Unexpected thermal stability of dual-phase amorphous-nanocrystalline Al0.74Mo0.26 alloy film prepared by annealing-induced crystallization

Abstract

Dual-phase amorphous-nanocrystalline Al0.74Mo0.26 alloy film was fabricated by annealing-induced crystallization (AIC) in precursor of amorphous Al0.74Mo0.26 alloy film at 550 °C. The precipitated Al3Mo nano-grains with average size of ~5 nm was uniformly dispersed in Al-Mo amorphous matrix. Additionally, the dual-phase amorphous-nanocrystalline structure of the film was maintained even when the annealing process was performed above the crystallization temperature.

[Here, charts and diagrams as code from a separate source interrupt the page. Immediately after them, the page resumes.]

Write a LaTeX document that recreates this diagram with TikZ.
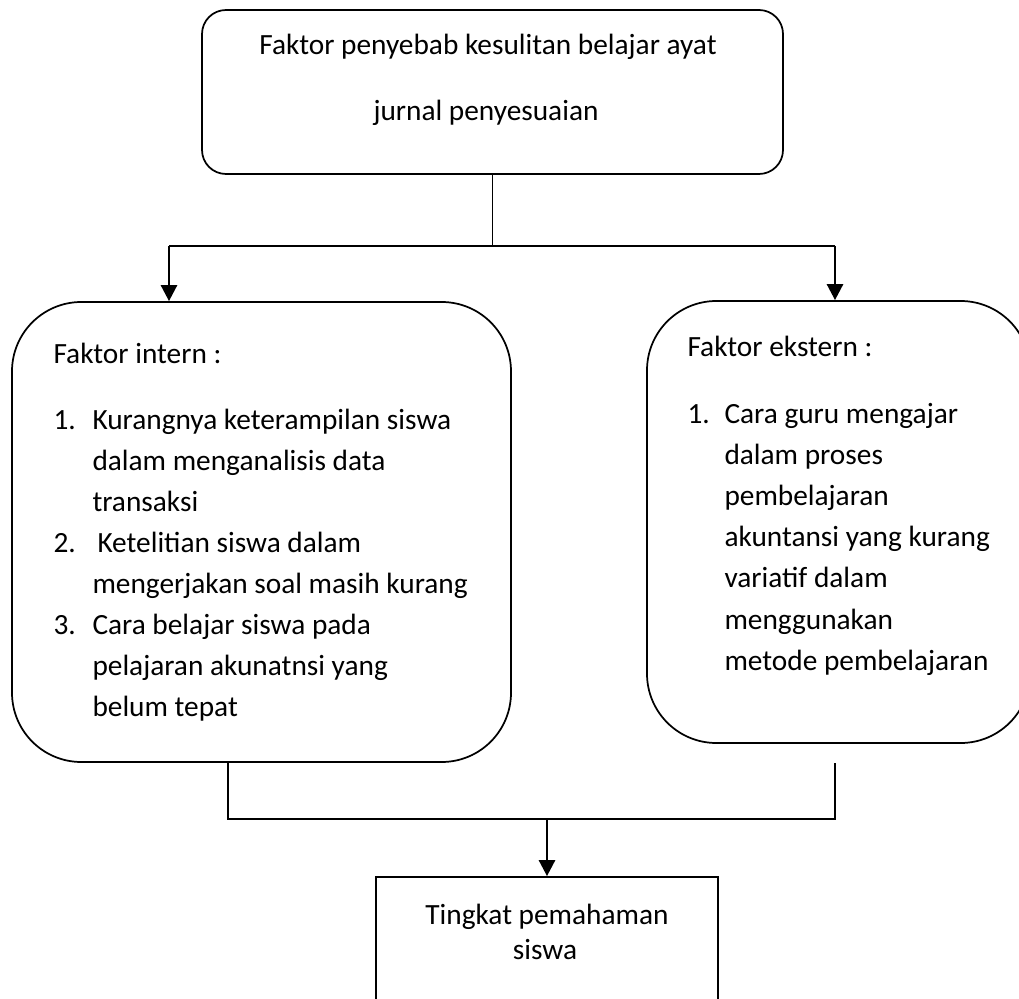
\documentclass[tikz,border=0pt]{standalone}
\usepackage{fontspec}
\setmainfont{Carlito}
\usetikzlibrary{arrows.meta}

\tikzset{every picture/.style={line width=0.75pt}}
\tikzset{
  box/.style={draw, line width=1.3pt, rounded corners=#1, inner sep=0pt},
  box/.default=18pt,
  sqbox/.style={draw, line width=1.3pt, inner sep=0pt},
  conn/.style={line width=1.3pt},
  bar/.style={line width=1.7pt},
  arrow/.style={line width=2pt, -{Triangle[length=12pt,width=12pt]}},
  txt/.style={inner sep=0pt, font=\fontsize{22}{30}\selectfont}
}

\begin{document}
\begin{tikzpicture}[x=0.75pt,y=0.75pt,yscale=-1,xscale=1]
	\useasboundingbox (0,0) rectangle (1019,998);
	
	%Shape: Rounded Rect [cause]
	\node [box=18pt, minimum width=435.75pt, minimum height=123pt] (cause) at (492.5,92) {};
	%Shape: Rounded Rect [intern]
	\node [box=52pt, minimum width=374.25pt, minimum height=345pt] (intern) at (261.5,532) {};
	%Shape: Rounded Rect [ekstern]
	\node [box=52pt, minimum width=287.25pt, minimum height=331.5pt] (ekstern) at (838.5,522) {};
	%Shape: Rectangle [hasil]
	\node [sqbox, minimum width=256.5pt, minimum height=101.25pt] (hasil) at (547,944.5) {};
	
	\coordinate (jL) at (169,246);
	\coordinate (jR) at (835,246);
	\coordinate (bL) at (228,819);
	\coordinate (bR) at (835,819);
	
	%Straight Lines
	\draw [conn] (cause.south) -- (cause.south |- jL);
	\draw [bar] (jL) -- (jR);
	\draw [arrow] (jL) -- (jL |- intern.north);
	\draw [arrow] (jR) -- (jR |- ekstern.north);
	%Straight Lines
	\draw [conn] (bL |- intern.south) -- (bL) -- (bR) -- (bR |- intern.south);
	\draw [arrow] (hasil.north |- bL) -- (hasil.north);
	
	% Text Node
	\node [txt, anchor=base] (c1) at (488,55) {Faktor penyebab kesulitan belajar ayat};
	% Text Node
	\node [txt, anchor=base] (c2) at (486,121) {jurnal penyesuaian};
	
	% Text Node
	\node [txt, anchor=base west] (in0) at (53,363) {Faktor intern :};
	\node [txt, anchor=base west] (inA) at (53,429) {1.};
	\node [txt, anchor=base west] (in1) at (92,429) {Kurangnya keterampilan siswa};
	\node [txt, anchor=base west] (in2) at (92,470.1) {dalam menganalisis data};
	\node [txt, anchor=base west] (in3) at (92,511.2) {transaksi};
	\node [txt, anchor=base west] (inB) at (53,552.3) {2.};
	\node [txt, anchor=base west] (in4) at (97,552.3) {Ketelitian siswa dalam};
	\node [txt, anchor=base west] (in5) at (92,593.4) {mengerjakan soal masih kurang};
	\node [txt, anchor=base west] (inC) at (53,634.5) {3.};
	\node [txt, anchor=base west] (in6) at (92,634.5) {Cara belajar siswa pada};
	\node [txt, anchor=base west] (in7) at (92,675.6) {pelajaran akunatnsi yang};
	\node [txt, anchor=base west] (in8) at (92,716.7) {belum tepat};
	
	% Text Node
	\node [txt, anchor=base west] (ek0) at (687,356) {Faktor ekstern :};
	\node [txt, anchor=base west] (ekA) at (687,423) {1.};
	\node [txt, anchor=base west] (ek1) at (724,423) {Cara guru mengajar};
	\node [txt, anchor=base west] (ek2) at (724,464.2) {dalam proses};
	\node [txt, anchor=base west] (ek3) at (724,505.4) {pembelajaran};
	\node [txt, anchor=base west] (ek4) at (724,546.6) {akuntansi yang kurang};
	\node [txt, anchor=base west] (ek5) at (724,587.8) {variatif dalam};
	\node [txt, anchor=base west] (ek6) at (724,629) {menggunakan};
	\node [txt, anchor=base west] (ek7) at (724,670.2) {metode pembelajaran};
	
	% Text Node
	\node [txt, anchor=base] (h1) at (547,924) {Tingkat pemahaman};
	\node [txt, anchor=base] (h2) at (545,959) {siswa};
	
\end{tikzpicture}
\end{document}
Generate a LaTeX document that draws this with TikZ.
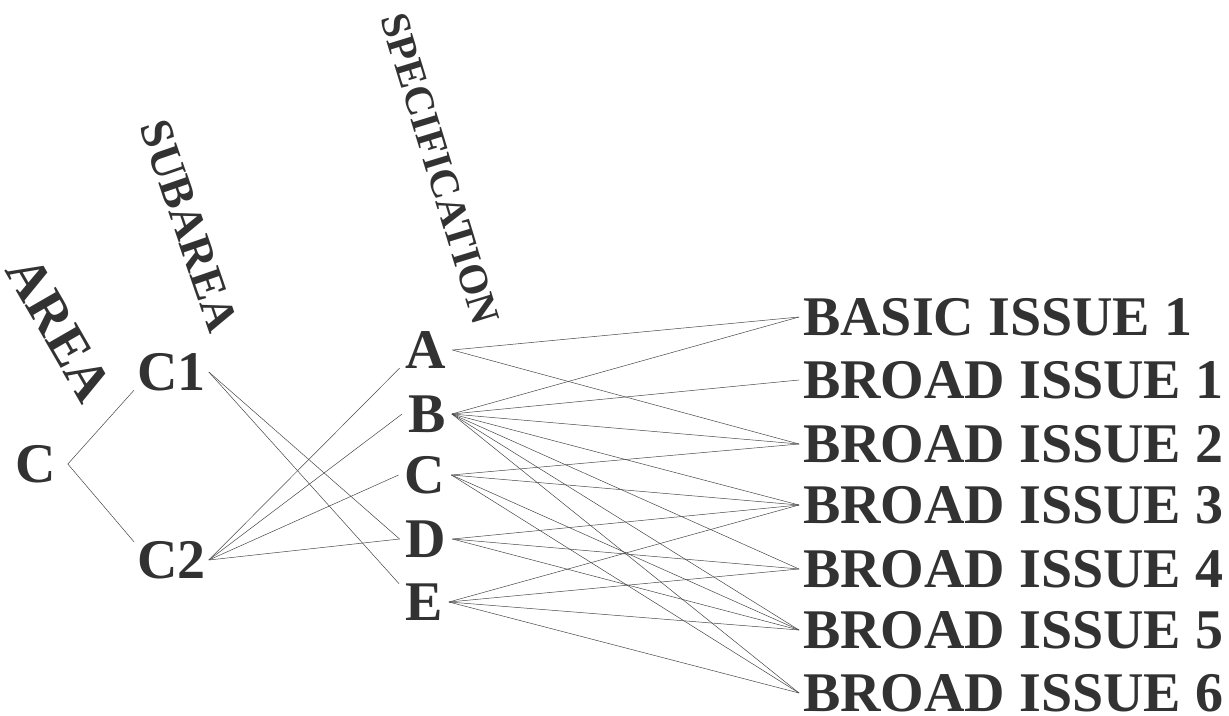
\documentclass[tikz,border=0pt]{standalone}
\usepackage{fontspec}
\setmainfont{Liberation Serif}
\definecolor{txt}{RGB}{50,50,50}
\definecolor{ln}{RGB}{70,70,70}
\begin{document}
\begin{tikzpicture}[x=1pt,y=-1pt,
  big/.style={font=\fontsize{56}{60}\selectfont\bfseries, text=txt, inner ysep=0pt, text height=36pt, text depth=0pt},
  spec/.style={big, inner xsep=6pt, anchor=base},
  issue/.style={big, inner xsep=4pt, anchor=base west},
  top/.style={text=txt, inner sep=0pt},
  wire/.style={draw=ln, line width=0.5pt}]
\useasboundingbox (0,0) rectangle (1229,715);
% rotated headings
\node[top, font=\fontsize{55}{60}\selectfont\bfseries, rotate=-60] (hArea) at (59,329) {AREA};
\node[top, font=\fontsize{46}{50}\selectfont\bfseries, rotate=-71] (hSub) at (189,226) {SUBAREA};
\node[top, font=\fontsize{41}{45}\selectfont\bfseries, rotate=-73] (hSpec) at (440,169) {SPECIFICATION};
% left tree
\node[big, inner xsep=12pt, anchor=base west] (C) at (3,482) {C};
\node[big, inner xsep=3pt, anchor=base west] (C1) at (134,390) {C1};
\node[big, inner xsep=3pt, anchor=base west] (C2) at (134,578) {C2};
% specifications
\node[spec] (A) at (426,368) {A};
\node[spec] (B) at (427,432) {B};
\node[spec] (SC) at (425,493) {C};
\node[spec] (D) at (426,557) {D};
\node[spec] (E) at (424,620) {E};
% issues
\node[issue] (I0) at (799,335) {BASIC ISSUE 1};
\node[issue] (I1) at (799,398) {BROAD ISSUE 1};
\node[issue] (I2) at (799,462) {BROAD ISSUE 2};
\node[issue] (I3) at (799,523) {BROAD ISSUE 3};
\node[issue] (I4) at (799,587) {BROAD ISSUE 4};
\node[issue] (I5) at (799,648) {BROAD ISSUE 5};
\node[issue] (I6) at (799,711) {BROAD ISSUE 6};
% connectors
\draw[wire] (C.east) -- (C1.south west);
\draw[wire] (C.east) -- (C2.north west);
\draw[wire] (C1.east) -- (D.west);
\draw[wire] (C1.east) -- (E.north west);
\draw[wire] (C2.east) -- (A.south west);
\draw[wire] (C2.east) -- (B.west);
\draw[wire] (C2.east) -- (SC.west);
\draw[wire] (C2.east) -- (D.west);
\foreach \t in {I0,I2} \draw[wire] (A.east) -- (\t.west);
\foreach \t in {I0,I1,I2,I3,I4,I5,I6} \draw[wire] (B.east) -- (\t.west);
\foreach \t in {I2,I3,I5,I6} \draw[wire] (SC.east) -- (\t.west);
\foreach \t in {I3,I4,I5} \draw[wire] (D.east) -- (\t.west);
\foreach \t in {I3,I4,I5,I6} \draw[wire] (E.east) -- (\t.west);
\end{tikzpicture}
\end{document}
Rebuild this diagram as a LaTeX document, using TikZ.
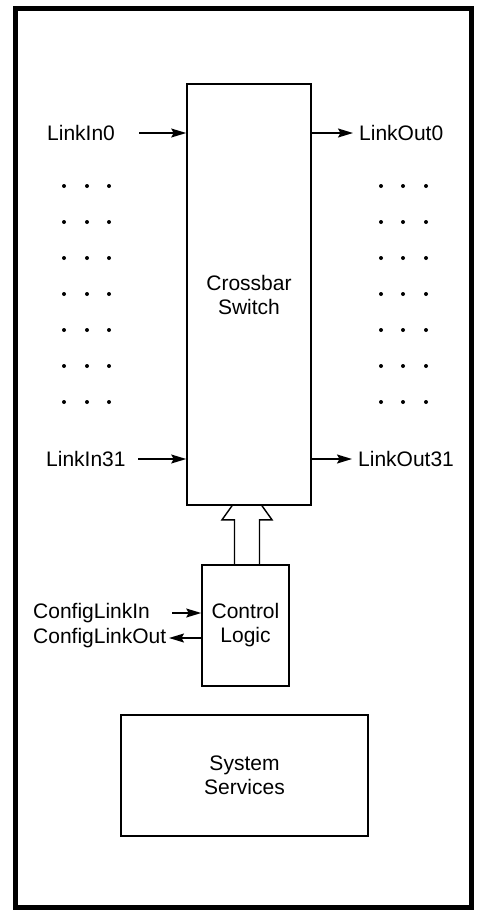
\documentclass[tikz,border=0pt]{standalone}
\usepackage{fontspec}
\setmainfont{Liberation Sans}
\usetikzlibrary{arrows.meta, positioning, calc}

\begin{document}
\begin{tikzpicture}[
    x=1pt, y=-1pt,
    blockbox/.style={
        rectangle,
        draw=black,
        line width=1.6pt,
        fill=white,
        align=center,
        inner sep=0pt,
        font=\fontsize{21}{24}\selectfont
    },
    linklabel/.style={
        inner sep=0pt,
        font=\fontsize{21}{24}\selectfont
    },
    sig/.style={
        line width=1.4pt,
        -{Stealth[length=15pt, width=9pt, inset=2.5pt]}
    },
    busline/.style={
        line width=1.4pt,
        line join=miter
    }
]
\useasboundingbox (0,0) rectangle (477,913);

% Outer frame
\draw[line width=5pt] (15,8) rectangle (471,907);

% Blocks
\node[blockbox, minimum width=124pt, minimum height=421pt] (xbar) at (249,294.5) {Crossbar\\Switch};
\node[blockbox, minimum width=87pt, minimum height=121pt] (ctrl) at (245.5,625.5) {Control\\Logic};
\node[blockbox, minimum width=247pt, minimum height=121pt] (sys) at (244.5,775.5) {System\\Services};

% Left column - link inputs
\node[linklabel, anchor=west] (in0) at (47,133) {LinkIn0};
\node[linklabel, anchor=west] (in31) at (46,459) {LinkIn31};
\coordinate (in0s) at (139,133);
\coordinate (in31s) at (138,459);
\draw[sig] (in0s) -- (in0s -| xbar.west);
\draw[sig] (in31s) -- (in31s -| xbar.west);

% Right column - link outputs
\node[linklabel, anchor=west] (out0) at (359,133) {LinkOut0};
\node[linklabel, anchor=west] (out31) at (358,459) {LinkOut31};
\coordinate (out0e) at (353,133);
\coordinate (out31e) at (352,459);
\draw[sig] (out0e -| xbar.east) -- (out0e);
\draw[sig] (out31e -| xbar.east) -- (out31e);

% Ellipsis rows
\foreach \row in {0,...,6} {
    \foreach \col in {64,87,109,381,403,426} {
        \fill (\col,186+36*\row) circle (2pt);
    }
}

% Config link
\node[linklabel, anchor=west] (cfgin) at (33,613) {ConfigLinkIn};
\node[linklabel, anchor=west] (cfgout) at (33,638) {ConfigLinkOut};
\coordinate (cfgins) at (172,613);
\coordinate (cfgoute) at (169,638);
\draw[sig] (cfgins) -- (cfgins -| ctrl.west);
\draw[sig] (cfgoute -| ctrl.west) -- (cfgoute);

% Hollow bus arrow from control logic to crossbar
\path (xbar.south) ++(-2,0) coordinate (busTop);
\path (ctrl.north) ++(1.5,0) coordinate (busBot);
\draw[busline]
    ($(busBot)+(-12.5,0)$) -- ($(busTop)+(-12.5,14)$) -- ($(busTop)+(-25,14)$) -- ($(busTop)+(-15,0)$)
    ($(busTop)+(15,0)$) -- ($(busTop)+(25,14)$) -- ($(busTop)+(12.5,14)$) -- ($(busBot)+(12.5,0)$);

\end{tikzpicture}
\end{document}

The unexpected thermal stability of the dual-phase amorphous-nanocrystalline Al0.74Mo0.26 alloy film resulted from effect of diffusion field impingement. Ham model was employed to quantitatively describe the kinetic stabilization mechanism of the film. Furthermore, the prepared film benefited from the combined effect of amorphous and nanocrystalline phase, which exhibited outstanding mechanical properties with elastic modulus and hardness as high as 240 and 17 GPa, respectively. Also, the film had extraordinary corrosion resistance with very positive corrosion potential, low corrosion current and stable passive state.